Price injured his foot in the Bengals’ Week 2 game against the Ravens on Thursday Night Football, so Trey Hopkins has been playing most of the snaps at center this year. He’s actually not been that bad at center, but he’s still a step down from the Bengals’ 21st overall draft pick.

For as good as Glenn was supposed to be this year, he has been anything but the solution at left tackle.

Fortunately, Lazor has been able to draw up some schemes to mitigate the damage that could be done by the offensive line, but it may not be enough down the stretch.

The same problems on defense are still plaguing the Bengals years later

For years, the Bengals defense has had a difficult time stopping tight ends, running backs, and opposing offenses on third down.

So this year, the Bengals have struggled stopping tight ends, running backs, and opposing offenses on third down.

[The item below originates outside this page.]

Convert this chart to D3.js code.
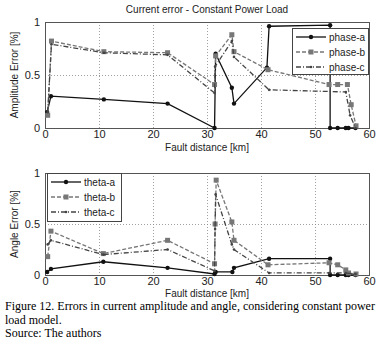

In Week 6 alone, the Bengals gave up 130 receiving yards to the Steeler’s tight ends. Running back James Conner ran for 111 yards and two touchdowns against the Bengals’ defense. To add icing to the cake, the Bengals were unable to stop the Steelers from converting on third down 43 percent of the time.

This is just in one game. The whole season has shown the same trends against this defense, and its a surprise every offensive coordinator in the NFL hasn’t figured it out. But the Bengals have had these problems for years and cannot figure out how to fix it for whatever reason.

Turnovers have become crucial to the Bengals success

Teryl Austin came into town as the new defensive coordinator and immediately began to insist that the Bengals force more turnovers. He seems to be on to something.

During the offseason, Austin got to work putting together an aggressive defense. He drafted ball-hawking safety Jessie Bates and Hubbard on the defensive line. He signed linebacker Preston Brown as a free agent. He even changed a lot of the schemes on defense, adding more blitzes and changing up coverages.

All of Austin’s changes have resulted in the Bengals forcing eight turnovers in six games, which gives them a neutral turnover margin.

So far this season, the Bengals are undefeated when they force at least one turnover and are 1-2 when they do not.

Even though many things about the Bengals need to be improved, some of the changes—like Austin’s changes on defense—have helped the Bengals improve greatly from their poor season a year ago.